Task description: Transcribe the material in full. Nothing should differ except that the pictures are left out.

-- Start --

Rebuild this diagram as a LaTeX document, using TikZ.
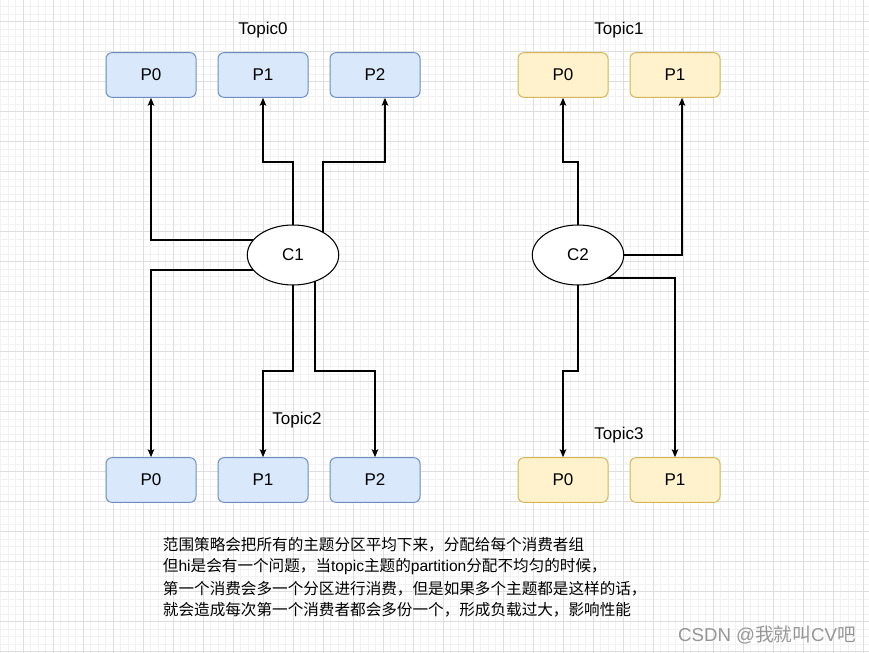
\documentclass[tikz,border=0pt]{standalone}
\usepackage{fontspec}
\setmainfont{Liberation Sans}
\newfontfamily\cjk{Noto Sans CJK SC}
\newfontfamily\latn{Liberation Sans}
\usetikzlibrary{arrows.meta,backgrounds,calc,shapes.geometric}
\definecolor{bfill}{HTML}{DAE8FC}
\definecolor{bline}{HTML}{6C8EBF}
\definecolor{yfill}{HTML}{FFF2CC}
\definecolor{yline}{HTML}{D6B656}
\definecolor{gmajor}{RGB}{222,222,222}
\definecolor{gminor}{RGB}{242,242,242}
\definecolor{wm}{RGB}{150,150,150}
\newcommand\lblfont{\fontsize{12.75pt}{15pt}\selectfont}
\newcommand\cjkfont{\cjk\fontsize{11.7pt}{16pt}\selectfont}
\newcommand\lt[1]{{\latn #1}}
\begin{document}
\begin{tikzpicture}[x=0.75pt,y=-0.75pt,
  pbox/.style={draw, rounded corners=4.5pt, minimum width=67.5pt, minimum height=33.5pt, inner sep=0pt, font=\lblfont, line width=0.75pt},
  bluebox/.style={pbox, fill=bfill, draw=bline},
  yelbox/.style={pbox, fill=yfill, draw=yline},
  cons/.style={draw, ellipse, fill=white, line width=0.8pt, minimum width=68.6pt, minimum height=45pt, inner sep=0pt, font=\lblfont},
  topic/.style={font=\lblfont, inner sep=0pt},
  arr/.style={line width=0.9pt, -{Stealth[length=6pt,width=5pt,inset=1.5pt]}},
  minorgrid/.style={gminor, line width=0.5pt},
  majorgrid/.style={gmajor, line width=0.6pt},
  txt/.style={font=\cjkfont, anchor=west, inner sep=0pt}
]
\useasboundingbox (0,0) rectangle (869,653);

% nodes
\node[bluebox] (t0p0) at (151,75) {P0};
\node[bluebox] (t0p1) at (263,75) {P1};
\node[bluebox] (t0p2) at (375,75) {P2};
\node[bluebox] (b2p0) at (151,480) {P0};
\node[bluebox] (b2p1) at (263,480) {P1};
\node[bluebox] (b2p2) at (375,480) {P2};
\node[yelbox] (t1p0) at (563,75) {P0};
\node[yelbox] (t1p1) at (675,75) {P1};
\node[yelbox] (t3p0) at (563,480) {P0};
\node[yelbox] (t3p1) at (675,480) {P1};
\node[cons] (c1) at (293,255) {C1};
\node[cons] (c2) at (578,255) {C2};

\node[topic] (lt0) at (263,30) {Topic0};
\node[topic] (lt1) at (619,30) {Topic1};
\node[topic] (lt2) at (297,420) {Topic2};
\node[topic] (lt3) at (619,435) {Topic3};

\node[txt] (l1) at (162.7,545) {范围策略会把所有的主题分区平均下来，分配给每个消费者组};
\node[txt] (l2) at (162.7,566.7) {但\lt{hi}是会有一个问题，当\lt{topic}主题的\lt{partition}分配不均匀的时候，};
\node[txt] (l3) at (162.7,588.3) {第一个消费会多一个分区进行消费，但是如果多个主题都是这样的话，};
\node[txt] (l4) at (162.7,609.3) {就会造成每次第一个消费者都会多份一个，形成负载过大，影响性能};

\node[font=\cjk\fontsize{14pt}{16pt}\selectfont, text=wm, inner sep=0pt] (wmk) at (767,635) {\lt{CSDN @}我就叫\lt{CV}吧};

\begin{scope}[on background layer]
  % grid
  \foreach \i in {0,...,115} \draw[minorgrid] ({0.8+7.5*\i},0) -- ({0.8+7.5*\i},653);
  \foreach \j in {0,...,86} \draw[minorgrid] (0,{6.7+7.5*\j}) -- (869,{6.7+7.5*\j});
  \foreach \i in {0,...,28} \draw[majorgrid] ({23.3+30*\i},0) -- ({23.3+30*\i},653);
  \foreach \j in {0,...,21} \draw[majorgrid] (0,{21.7+30*\j}) -- (869,{21.7+30*\j});
  % connectors from C1
  \draw[arr] ($(c1.center)+(0,-15)$) -| (t0p0.south);
  \draw[arr] (c1.center) -- (c1.center |- 0,162) -| (t0p1.south);
  \draw[arr] ($(c1.center)+(30,0)$) -- ($(c1.center)+(30,-93)$) -| ([xshift=7.5pt]t0p2.south);
  \draw[arr] ($(c1.center)+(0,15)$) -| (b2p0.north);
  \draw[arr] (c1.center) -- (c1.center |- 0,371) -| (b2p1.north);
  \draw[arr] ($(c1.center)+(22,0)$) -- ($(c1.center)+(22,116)$) -| (b2p2.north);
  % connectors from C2
  \draw[arr] (c2.center) -- (c2.center |- 0,162) -| (t1p0.south);
  \draw[arr] (c2.center) -| ([xshift=5.25pt]t1p1.south);
  \draw[arr] ($(c2.center)+(0,23)$) -| (t3p1.north);
  \draw[arr] (c2.center) -- (c2.center |- 0,371) -| (t3p0.north);
\end{scope}
\end{tikzpicture}
\end{document}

-- End --

Answer to this task:
Rebuild this diagram as a LaTeX document, using TikZ.
\documentclass[tikz,border=0pt]{standalone}
\usepackage{fontspec}
\setmainfont{Liberation Sans}
\newfontfamily\cjk{Noto Sans CJK SC}
\newfontfamily\latn{Liberation Sans}
\usetikzlibrary{arrows.meta,backgrounds,calc,shapes.geometric}
\definecolor{bfill}{HTML}{DAE8FC}
\definecolor{bline}{HTML}{6C8EBF}
\definecolor{yfill}{HTML}{FFF2CC}
\definecolor{yline}{HTML}{D6B656}
\definecolor{gmajor}{RGB}{222,222,222}
\definecolor{gminor}{RGB}{242,242,242}
\definecolor{wm}{RGB}{150,150,150}
\newcommand\lblfont{\fontsize{12.75pt}{15pt}\selectfont}
\newcommand\cjkfont{\cjk\fontsize{11.7pt}{16pt}\selectfont}
\newcommand\lt[1]{{\latn #1}}
\begin{document}
\begin{tikzpicture}[x=0.75pt,y=-0.75pt,
  pbox/.style={draw, rounded corners=4.5pt, minimum width=67.5pt, minimum height=33.5pt, inner sep=0pt, font=\lblfont, line width=0.75pt},
  bluebox/.style={pbox, fill=bfill, draw=bline},
  yelbox/.style={pbox, fill=yfill, draw=yline},
  cons/.style={draw, ellipse, fill=white, line width=0.8pt, minimum width=68.6pt, minimum height=45pt, inner sep=0pt, font=\lblfont},
  topic/.style={font=\lblfont, inner sep=0pt},
  arr/.style={line width=0.9pt, -{Stealth[length=6pt,width=5pt,inset=1.5pt]}},
  minorgrid/.style={gminor, line width=0.5pt},
  majorgrid/.style={gmajor, line width=0.6pt},
  txt/.style={font=\cjkfont, anchor=west, inner sep=0pt}
]
\useasboundingbox (0,0) rectangle (869,653);

% nodes
\node[bluebox] (t0p0) at (151,75) {P0};
\node[bluebox] (t0p1) at (263,75) {P1};
\node[bluebox] (t0p2) at (375,75) {P2};
\node[bluebox] (b2p0) at (151,480) {P0};
\node[bluebox] (b2p1) at (263,480) {P1};
\node[bluebox] (b2p2) at (375,480) {P2};
\node[yelbox] (t1p0) at (563,75) {P0};
\node[yelbox] (t1p1) at (675,75) {P1};
\node[yelbox] (t3p0) at (563,480) {P0};
\node[yelbox] (t3p1) at (675,480) {P1};
\node[cons] (c1) at (293,255) {C1};
\node[cons] (c2) at (578,255) {C2};

\node[topic] (lt0) at (263,30) {Topic0};
\node[topic] (lt1) at (619,30) {Topic1};
\node[topic] (lt2) at (297,420) {Topic2};
\node[topic] (lt3) at (619,435) {Topic3};

\node[txt] (l1) at (162.7,545) {范围策略会把所有的主题分区平均下来，分配给每个消费者组};
\node[txt] (l2) at (162.7,566.7) {但\lt{hi}是会有一个问题，当\lt{topic}主题的\lt{partition}分配不均匀的时候，};
\node[txt] (l3) at (162.7,588.3) {第一个消费会多一个分区进行消费，但是如果多个主题都是这样的话，};
\node[txt] (l4) at (162.7,609.3) {就会造成每次第一个消费者都会多份一个，形成负载过大，影响性能};

\node[font=\cjk\fontsize{14pt}{16pt}\selectfont, text=wm, inner sep=0pt] (wmk) at (767,635) {\lt{CSDN @}我就叫\lt{CV}吧};

\begin{scope}[on background layer]
  % grid
  \foreach \i in {0,...,115} \draw[minorgrid] ({0.8+7.5*\i},0) -- ({0.8+7.5*\i},653);
  \foreach \j in {0,...,86} \draw[minorgrid] (0,{6.7+7.5*\j}) -- (869,{6.7+7.5*\j});
  \foreach \i in {0,...,28} \draw[majorgrid] ({23.3+30*\i},0) -- ({23.3+30*\i},653);
  \foreach \j in {0,...,21} \draw[majorgrid] (0,{21.7+30*\j}) -- (869,{21.7+30*\j});
  % connectors from C1
  \draw[arr] ($(c1.center)+(0,-15)$) -| (t0p0.south);
  \draw[arr] (c1.center) -- (c1.center |- 0,162) -| (t0p1.south);
  \draw[arr] ($(c1.center)+(30,0)$) -- ($(c1.center)+(30,-93)$) -| ([xshift=7.5pt]t0p2.south);
  \draw[arr] ($(c1.center)+(0,15)$) -| (b2p0.north);
  \draw[arr] (c1.center) -- (c1.center |- 0,371) -| (b2p1.north);
  \draw[arr] ($(c1.center)+(22,0)$) -- ($(c1.center)+(22,116)$) -| (b2p2.north);
  % connectors from C2
  \draw[arr] (c2.center) -- (c2.center |- 0,162) -| (t1p0.south);
  \draw[arr] (c2.center) -| ([xshift=5.25pt]t1p1.south);
  \draw[arr] ($(c2.center)+(0,23)$) -| (t3p1.north);
  \draw[arr] (c2.center) -- (c2.center |- 0,371) -| (t3p0.north);
\end{scope}
\end{tikzpicture}
\end{document}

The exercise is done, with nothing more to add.